### DO THIS
Every line in the listing is to be echoed verbatim.

* start DATA IN THIS EXERCISE *

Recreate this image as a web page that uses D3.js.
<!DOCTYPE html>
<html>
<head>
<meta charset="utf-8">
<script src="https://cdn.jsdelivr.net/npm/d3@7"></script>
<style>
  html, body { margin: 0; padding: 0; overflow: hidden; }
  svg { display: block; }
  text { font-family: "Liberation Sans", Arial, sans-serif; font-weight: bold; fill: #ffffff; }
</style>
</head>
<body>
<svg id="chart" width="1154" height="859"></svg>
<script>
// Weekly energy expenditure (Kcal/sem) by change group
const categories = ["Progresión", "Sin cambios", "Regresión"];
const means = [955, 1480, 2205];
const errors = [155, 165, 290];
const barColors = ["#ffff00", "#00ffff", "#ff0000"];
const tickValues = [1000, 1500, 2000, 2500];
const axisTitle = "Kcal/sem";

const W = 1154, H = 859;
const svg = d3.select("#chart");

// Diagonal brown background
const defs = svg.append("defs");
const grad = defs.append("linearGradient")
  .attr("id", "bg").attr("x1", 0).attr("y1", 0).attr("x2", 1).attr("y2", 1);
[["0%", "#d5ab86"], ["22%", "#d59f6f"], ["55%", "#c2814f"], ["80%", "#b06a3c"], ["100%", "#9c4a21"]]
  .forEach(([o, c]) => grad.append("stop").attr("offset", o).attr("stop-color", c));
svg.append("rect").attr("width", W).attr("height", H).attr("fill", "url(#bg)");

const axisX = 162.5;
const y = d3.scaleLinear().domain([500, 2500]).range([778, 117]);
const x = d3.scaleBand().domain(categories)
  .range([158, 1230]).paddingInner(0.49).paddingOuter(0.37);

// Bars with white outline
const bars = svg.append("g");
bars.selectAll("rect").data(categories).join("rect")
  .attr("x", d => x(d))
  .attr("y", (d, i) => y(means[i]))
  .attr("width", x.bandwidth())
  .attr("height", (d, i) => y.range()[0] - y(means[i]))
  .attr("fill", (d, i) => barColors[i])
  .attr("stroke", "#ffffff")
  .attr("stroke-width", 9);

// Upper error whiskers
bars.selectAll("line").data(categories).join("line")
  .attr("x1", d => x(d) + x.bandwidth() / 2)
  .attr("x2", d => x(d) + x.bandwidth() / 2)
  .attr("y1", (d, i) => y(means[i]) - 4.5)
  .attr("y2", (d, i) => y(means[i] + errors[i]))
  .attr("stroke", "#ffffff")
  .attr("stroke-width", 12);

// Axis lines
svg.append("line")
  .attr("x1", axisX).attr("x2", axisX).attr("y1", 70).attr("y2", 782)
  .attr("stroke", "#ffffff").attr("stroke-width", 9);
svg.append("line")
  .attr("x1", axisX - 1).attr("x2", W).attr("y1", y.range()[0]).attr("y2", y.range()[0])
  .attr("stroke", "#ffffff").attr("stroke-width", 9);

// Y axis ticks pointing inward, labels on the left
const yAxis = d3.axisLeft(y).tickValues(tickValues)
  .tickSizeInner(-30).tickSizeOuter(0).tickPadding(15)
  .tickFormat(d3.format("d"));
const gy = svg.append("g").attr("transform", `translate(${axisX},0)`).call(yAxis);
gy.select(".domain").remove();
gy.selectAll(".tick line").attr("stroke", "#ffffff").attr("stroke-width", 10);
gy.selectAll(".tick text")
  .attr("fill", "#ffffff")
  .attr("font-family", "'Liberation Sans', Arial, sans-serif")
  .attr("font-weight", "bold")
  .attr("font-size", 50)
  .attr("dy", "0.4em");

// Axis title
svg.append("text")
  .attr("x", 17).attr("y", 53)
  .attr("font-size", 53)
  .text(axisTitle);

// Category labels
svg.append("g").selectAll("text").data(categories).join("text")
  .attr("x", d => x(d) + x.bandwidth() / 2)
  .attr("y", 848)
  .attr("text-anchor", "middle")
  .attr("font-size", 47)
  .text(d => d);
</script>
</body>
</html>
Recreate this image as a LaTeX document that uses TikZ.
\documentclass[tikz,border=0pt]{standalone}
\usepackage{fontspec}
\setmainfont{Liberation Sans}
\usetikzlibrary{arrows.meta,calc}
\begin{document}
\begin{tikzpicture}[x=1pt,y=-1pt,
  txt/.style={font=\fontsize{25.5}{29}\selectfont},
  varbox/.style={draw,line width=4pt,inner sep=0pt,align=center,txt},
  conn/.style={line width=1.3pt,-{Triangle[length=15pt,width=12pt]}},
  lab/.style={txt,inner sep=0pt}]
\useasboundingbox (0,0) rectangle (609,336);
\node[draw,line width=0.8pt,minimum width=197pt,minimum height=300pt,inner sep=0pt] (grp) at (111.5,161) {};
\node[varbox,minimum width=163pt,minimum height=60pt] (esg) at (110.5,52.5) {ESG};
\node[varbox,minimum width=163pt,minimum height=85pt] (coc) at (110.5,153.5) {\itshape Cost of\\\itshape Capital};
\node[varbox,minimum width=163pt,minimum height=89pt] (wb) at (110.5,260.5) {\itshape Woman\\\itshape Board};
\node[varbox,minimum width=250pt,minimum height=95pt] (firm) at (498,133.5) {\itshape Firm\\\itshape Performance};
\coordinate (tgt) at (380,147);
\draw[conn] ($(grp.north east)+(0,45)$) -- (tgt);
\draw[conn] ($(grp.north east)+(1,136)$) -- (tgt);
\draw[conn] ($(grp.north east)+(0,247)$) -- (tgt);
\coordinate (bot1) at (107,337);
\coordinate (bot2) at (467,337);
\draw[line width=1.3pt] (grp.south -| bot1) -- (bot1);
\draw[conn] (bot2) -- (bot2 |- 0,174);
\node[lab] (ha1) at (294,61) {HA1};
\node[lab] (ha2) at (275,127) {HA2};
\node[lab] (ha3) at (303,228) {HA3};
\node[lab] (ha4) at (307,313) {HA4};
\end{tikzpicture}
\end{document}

* end DATA IN THIS EXERCISE *

### EXERCISE RESPONSE
Recreate this image as a web page that uses D3.js.
<!DOCTYPE html>
<html>
<head>
<meta charset="utf-8">
<script src="https://cdn.jsdelivr.net/npm/d3@7"></script>
<style>
  html, body { margin: 0; padding: 0; overflow: hidden; }
  svg { display: block; }
  text { font-family: "Liberation Sans", Arial, sans-serif; font-weight: bold; fill: #ffffff; }
</style>
</head>
<body>
<svg id="chart" width="1154" height="859"></svg>
<script>
// Weekly energy expenditure (Kcal/sem) by change group
const categories = ["Progresión", "Sin cambios", "Regresión"];
const means = [955, 1480, 2205];
const errors = [155, 165, 290];
const barColors = ["#ffff00", "#00ffff", "#ff0000"];
const tickValues = [1000, 1500, 2000, 2500];
const axisTitle = "Kcal/sem";

const W = 1154, H = 859;
const svg = d3.select("#chart");

// Diagonal brown background
const defs = svg.append("defs");
const grad = defs.append("linearGradient")
  .attr("id", "bg").attr("x1", 0).attr("y1", 0).attr("x2", 1).attr("y2", 1);
[["0%", "#d5ab86"], ["22%", "#d59f6f"], ["55%", "#c2814f"], ["80%", "#b06a3c"], ["100%", "#9c4a21"]]
  .forEach(([o, c]) => grad.append("stop").attr("offset", o).attr("stop-color", c));
svg.append("rect").attr("width", W).attr("height", H).attr("fill", "url(#bg)");

const axisX = 162.5;
const y = d3.scaleLinear().domain([500, 2500]).range([778, 117]);
const x = d3.scaleBand().domain(categories)
  .range([158, 1230]).paddingInner(0.49).paddingOuter(0.37);

// Bars with white outline
const bars = svg.append("g");
bars.selectAll("rect").data(categories).join("rect")
  .attr("x", d => x(d))
  .attr("y", (d, i) => y(means[i]))
  .attr("width", x.bandwidth())
  .attr("height", (d, i) => y.range()[0] - y(means[i]))
  .attr("fill", (d, i) => barColors[i])
  .attr("stroke", "#ffffff")
  .attr("stroke-width", 9);

// Upper error whiskers
bars.selectAll("line").data(categories).join("line")
  .attr("x1", d => x(d) + x.bandwidth() / 2)
  .attr("x2", d => x(d) + x.bandwidth() / 2)
  .attr("y1", (d, i) => y(means[i]) - 4.5)
  .attr("y2", (d, i) => y(means[i] + errors[i]))
  .attr("stroke", "#ffffff")
  .attr("stroke-width", 12);

// Axis lines
svg.append("line")
  .attr("x1", axisX).attr("x2", axisX).attr("y1", 70).attr("y2", 782)
  .attr("stroke", "#ffffff").attr("stroke-width", 9);
svg.append("line")
  .attr("x1", axisX - 1).attr("x2", W).attr("y1", y.range()[0]).attr("y2", y.range()[0])
  .attr("stroke", "#ffffff").attr("stroke-width", 9);

// Y axis ticks pointing inward, labels on the left
const yAxis = d3.axisLeft(y).tickValues(tickValues)
  .tickSizeInner(-30).tickSizeOuter(0).tickPadding(15)
  .tickFormat(d3.format("d"));
const gy = svg.append("g").attr("transform", `translate(${axisX},0)`).call(yAxis);
gy.select(".domain").remove();
gy.selectAll(".tick line").attr("stroke", "#ffffff").attr("stroke-width", 10);
gy.selectAll(".tick text")
  .attr("fill", "#ffffff")
  .attr("font-family", "'Liberation Sans', Arial, sans-serif")
  .attr("font-weight", "bold")
  .attr("font-size", 50)
  .attr("dy", "0.4em");

// Axis title
svg.append("text")
  .attr("x", 17).attr("y", 53)
  .attr("font-size", 53)
  .text(axisTitle);

// Category labels
svg.append("g").selectAll("text").data(categories).join("text")
  .attr("x", d => x(d) + x.bandwidth() / 2)
  .attr("y", 848)
  .attr("text-anchor", "middle")
  .attr("font-size", 47)
  .text(d => d);
</script>
</body>
</html>
Recreate this image as a LaTeX document that uses TikZ.
\documentclass[tikz,border=0pt]{standalone}
\usepackage{fontspec}
\setmainfont{Liberation Sans}
\usetikzlibrary{arrows.meta,calc}
\begin{document}
\begin{tikzpicture}[x=1pt,y=-1pt,
  txt/.style={font=\fontsize{25.5}{29}\selectfont},
  varbox/.style={draw,line width=4pt,inner sep=0pt,align=center,txt},
  conn/.style={line width=1.3pt,-{Triangle[length=15pt,width=12pt]}},
  lab/.style={txt,inner sep=0pt}]
\useasboundingbox (0,0) rectangle (609,336);
\node[draw,line width=0.8pt,minimum width=197pt,minimum height=300pt,inner sep=0pt] (grp) at (111.5,161) {};
\node[varbox,minimum width=163pt,minimum height=60pt] (esg) at (110.5,52.5) {ESG};
\node[varbox,minimum width=163pt,minimum height=85pt] (coc) at (110.5,153.5) {\itshape Cost of\\\itshape Capital};
\node[varbox,minimum width=163pt,minimum height=89pt] (wb) at (110.5,260.5) {\itshape Woman\\\itshape Board};
\node[varbox,minimum width=250pt,minimum height=95pt] (firm) at (498,133.5) {\itshape Firm\\\itshape Performance};
\coordinate (tgt) at (380,147);
\draw[conn] ($(grp.north east)+(0,45)$) -- (tgt);
\draw[conn] ($(grp.north east)+(1,136)$) -- (tgt);
\draw[conn] ($(grp.north east)+(0,247)$) -- (tgt);
\coordinate (bot1) at (107,337);
\coordinate (bot2) at (467,337);
\draw[line width=1.3pt] (grp.south -| bot1) -- (bot1);
\draw[conn] (bot2) -- (bot2 |- 0,174);
\node[lab] (ha1) at (294,61) {HA1};
\node[lab] (ha2) at (275,127) {HA2};
\node[lab] (ha3) at (303,228) {HA3};
\node[lab] (ha4) at (307,313) {HA4};
\end{tikzpicture}
\end{document}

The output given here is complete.